Efisiensi yang diinginkan Presiden Prabowo Subianto bukan sekadar penghematan anggaran, tetapi pengelolaan cerdas yang memangkas “yang berlebih” tanpa mengorbankan pelayanan publik.
Yang dipangkas adalah lemaknya, bukan ototnya.
Tak perlu perjalanan dinas, bila dapat diselesaikan lewat Zoom.

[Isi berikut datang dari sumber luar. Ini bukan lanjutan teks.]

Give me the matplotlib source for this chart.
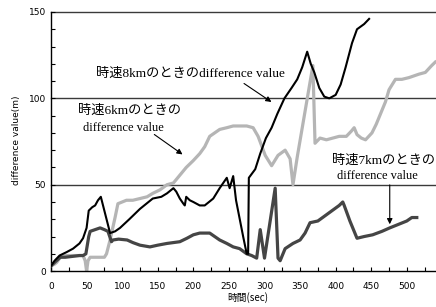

Toh, selama COVID-19 kita bisa.
Tak perlu meeting di hotel berbintang, untuk hal yang bisa diselesaikan lewat email.
Tak perlu belanja barang, kalau dampaknya bagi rakyat ternyata sangat minim.
Prinsip efisiensinya pun sederhana:
✅ Kurangi yang tidak perlu (belanja barang & perjalanan dinas)
✅ Pertahankan yang esensial (layanan publik, kesejahteraan pegawai, bansos)
✅ Pastikan dampak anggaran terasa langsung oleh rakyat
Sebagai ilustrasi, jika efisiensi alat tulis kantor (ATK) bisa menghemat Rp20 triliun, dan perjalanan dinas Rp22 triliun, maka total Rp42 triliun bisa diinvestasikan untuk rakyat.
🏫 Membangun & merenovasi sekolah → agar anak-anak kita belajar dengan baik, bermimpi lebih besar, dan menggapai masa depan yang lebih cerah.
🏥 Meningkatkan fasilitas kesehatan → agar masyarakat tak perlu antre panjang, mendapat pelayanan lebih cepat dan baik, sehingga hidup lebih sehat.
🚜 Meningkatkan dukungan untuk petani & nelayan → agar mereka sejahtera, produksi pangan meningkat, dan harga pangan stabil.
Sejalan dengan inpresnya, efisiensi bukan tentang mengurangi pegawai atau layanan publik, tapi tentang mengelola anggaran dengan cermat agar setiap rupiah benar-benar berdampak dan bermanfaat.